Letters to the editor, May 6 | NevadaAppeal.com

Letters to the editor, May 6

Solar deal is costing taxpayers

I read the story about the solar panels at the National Guard Armory, and it only scratched the surface of the problems with the panels.

First, almost half of the system is turned off when a solar system is installed, it can only produce a certain amount of power compared to the power that NV Energy provides, and they knowingly installed a system double the amount they are allowed to.

Second, they installed a 1 megawatt system that is a 1 million watt system, and they received $5 a watt in rebates, that is, they got back $5 million and they installed the system for $3 million, so they made $2 million in net profit, and we still pay them every month.

Third, they are allowed to raise the rates that they charge us even more every few years.

Whoever at the state agreed to this either knew nothing about solar or there was some shady dealing going on that cost the taxpayers big bucks.

Rob Cobb

Carson City

Farmer needs to get off his soapbox

Guy Farmer misstates the status quo ante in claiming the “Citizens United” Supreme Court decision gave corporations and unions undue political influence (Appeal, April 8).

In his 2008 election columns, Farmer never mentioned the cash and armies of campaign volunteers organized labor steered to Obama and other Democrats. Farmer’s overarching theme back then seemed to be that the color of his presidential candidate’s skin said something important about himself.

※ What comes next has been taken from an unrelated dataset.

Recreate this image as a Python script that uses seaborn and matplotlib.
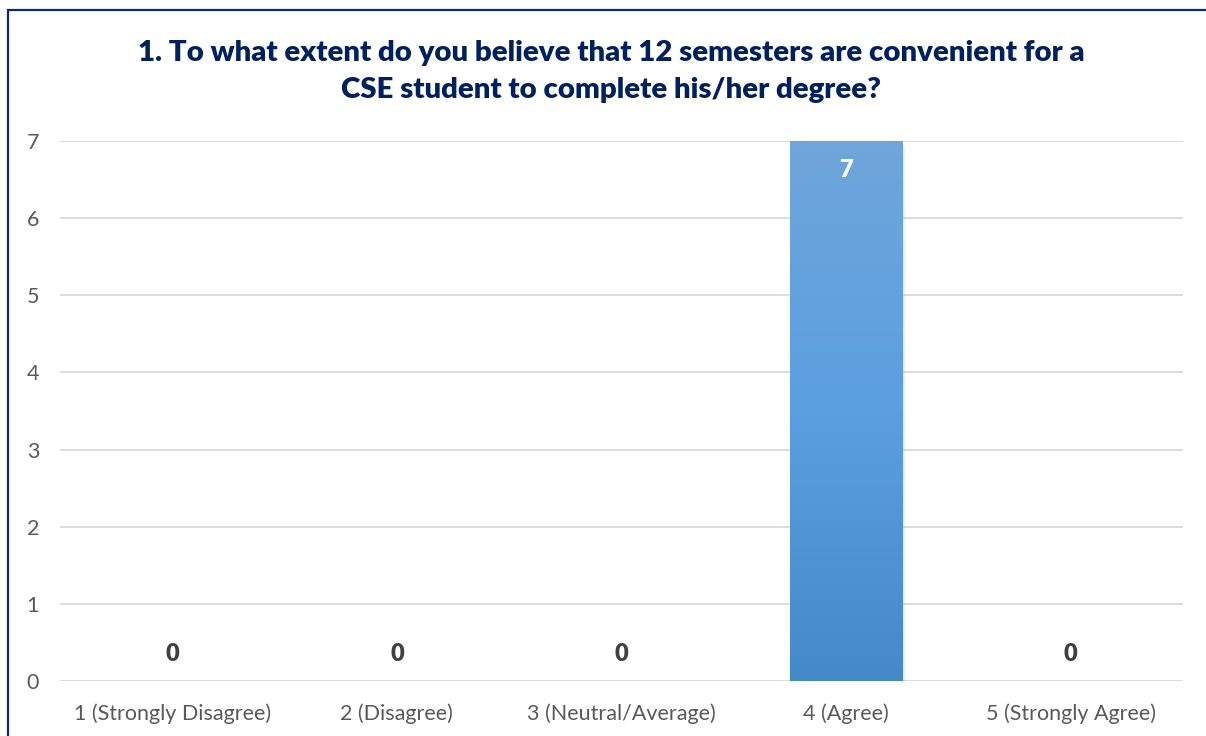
import numpy as np
import pandas as pd
import matplotlib
matplotlib.use("Agg")
import matplotlib.pyplot as plt
from matplotlib.patches import Rectangle
from matplotlib.colors import LinearSegmentedColormap
import seaborn as sns

categories = ["1 (Strongly Disagree)", "2 (Disagree)", "3 (Neutral/Average)", "4 (Agree)", "5 (Strongly Agree)"]
values = [0, 0, 0, 7, 0]
yticks = [0, 1, 2, 3, 4, 5, 6, 7]
title = "1. To what extent do you believe that 12 semesters are convenient for a\nCSE student to complete his/her degree?"

sns.set_theme(style="white")
plt.rcParams['font.family'] = ['Lato', 'DejaVu Sans']

W, H = 1206, 736
fig = plt.figure(figsize=(W / 100, H / 100), dpi=100)
ax = fig.add_axes([60 / W, 1 - 681 / H, (1183 - 60) / W, (681 - 141) / H])

df = pd.DataFrame({"cat": categories, "val": values})
sns.barplot(data=df, x="cat", y="val", ax=ax, width=0.5, color="#5B9BD5", saturation=1)

ax.set_ylim(0, 7)
ax.set_xlim(-0.5, len(categories) - 0.5)
ax.set_yticks(yticks)
ax.set_xlabel("")
ax.set_ylabel("")
for s in ax.spines.values():
    s.set_visible(False)
ax.yaxis.grid(True, color="#D9D9D9", linewidth=1.3)
ax.set_axisbelow(True)
ax.tick_params(axis="y", length=0, pad=15, labelsize=15.5, labelcolor="#595959")
ax.tick_params(axis="x", length=0, pad=16, labelsize=15.5, labelcolor="#595959")

# gradient fill + shadow for bars
cmap = LinearSegmentedColormap.from_list("g", ["#4589C9", "#5B9FE0", "#6FA6DA"])
for p, v in zip(list(ax.patches), values):
    if v <= 0:
        p.set_visible(False)
        continue
    x0, w, h = p.get_x(), p.get_width(), p.get_height()
    for k, a in enumerate([0.07, 0.05, 0.035, 0.02]):
        sh = Rectangle((x0 + 0.004 * (k + 1), -0.02 * (k + 1)), w, h, facecolor="black",
                       alpha=a, edgecolor="none", zorder=2)
        ax.add_patch(sh)
    grad = np.linspace(0, 1, 256).reshape(-1, 1)
    im = ax.imshow(grad, cmap=cmap, origin="lower", extent=[x0, x0 + w, 0, h],
                   aspect="auto", zorder=3)
    p.set_zorder(3)
    im.set_clip_path(p)
    p.set_visible(True)
    p.set_facecolor("none")

# data labels
for i, v in enumerate(values):
    if v > 0:
        ax.text(i, v - 0.38, str(v), ha="center", va="center", fontsize=17,
                fontweight="heavy", color="white", zorder=5)
    else:
        ax.text(i, 0.35, str(v), ha="center", va="center", fontsize=17,
                fontweight="heavy", color="#404040", zorder=5)

ax.set_aspect("auto")

fig.text(611 / W, 1 - 40 / H, title, ha="center", va="top", fontsize=21.2,
         fontweight="heavy", color="#002060", linespacing=1.52)

# chart frame
fig.patches.append(Rectangle((8 / W, -0.1), 1.2, 1 - 10 / H + 0.1, transform=fig.transFigure,
                             facecolor="none", edgecolor="#0B2A73", linewidth=1.6))

fig.savefig("out.png", dpi=100)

“Citizens United” didn’t give unions anything they didn’t already have. Farmer’s real objection is that the court recognized the free speech rights of taxpaying American corporations to defend themselves against Obama’s war on business.

That war has produced three years of unemployment above 8 percent, doubled gasoline prices, record foreclosures, zero bank savings interest and inflated consumer prices. It’s the perfect policy formula to kill economic growth and prosperity.

Farmer is moralizing from a mighty shaky soapbox in his effort to shut his party’s critics up, but he has some help.

Democrat Congresswoman Shelley Berkley, currently being investigated for ethics violations, wants to fire Rush Limbaugh for calling a woman unflattering names. But with the recent revelation that JFK had a 19-year-old plaything, the history of the Democrat party’s war on women spans at least 60 years, through Chappaquiddick, Bill Clinton’s (sexual escapades), John Edwards and the Ann Romney smears.

Democrats have zero moral authority on women’s issues.

Funny how liberals get very illiberal when other peoples’ First Amendment rights threaten their self-made reality.

Lynn Muzzy


Obama seeking to raise taxes on oil, gas firms

Almost all the so-called subsidies to oil and natural gas are business tax deductions available to other industries – deductions from taxes that cover the cost of doing business and earning income to tax in the first place.

Efforts to reduce these subsidies by President Obama and his cronies are really an attempt to raise taxes on an industry that is trying to increase economic growth and job creation.

One of the main targets of the administration is to eliminate the expensing of intangible drilling costs, which has been part of the tax code since inception.

From the Wall Street Journal, “This immediate deduction – rather than amortizing the cost of development over a longer period – provides the capital and cash flow necessary in an industry where the risks are huge and returns are realized over many years, if not decades.”

Some people cry that the industry doesn’t pay its fair share. To the contrary, the tax foundation estimates that between 1981 and 2001, oil and gas companies sent more dollars to Washington and state capitals than they earned in profits for shareholders.

Also, the industry accounted for more than $1 trillion of the U.S. economy in 2009, or about 7.7 percent of the gross domestic product. It also contributes an estimated $470 billion/year in spending, wages and benefits alone.

My point is that people should not listen to the deceitful and misleading political pandering of this administration.

George Tidd


Changes needed for breed-specific regulations

Quite a few people think that the best way to handle any animal is to have a person in charge of it all the time. Breed-specific regulations are unsatisfactory.

Alexander Tolgyessy


What about those under 55 years of age?

This is in response to the letter from Dave Campbell on April 13.

The Ryan Plan changes nothing for anyone older than 55 years of age, is correct.

However, my question is, what if you’re 53 or 54? What happens to you then, after you have contributed for 30-plus years and trusted your government to abide by the contract they have made with you?

Anybody have an answer to that question?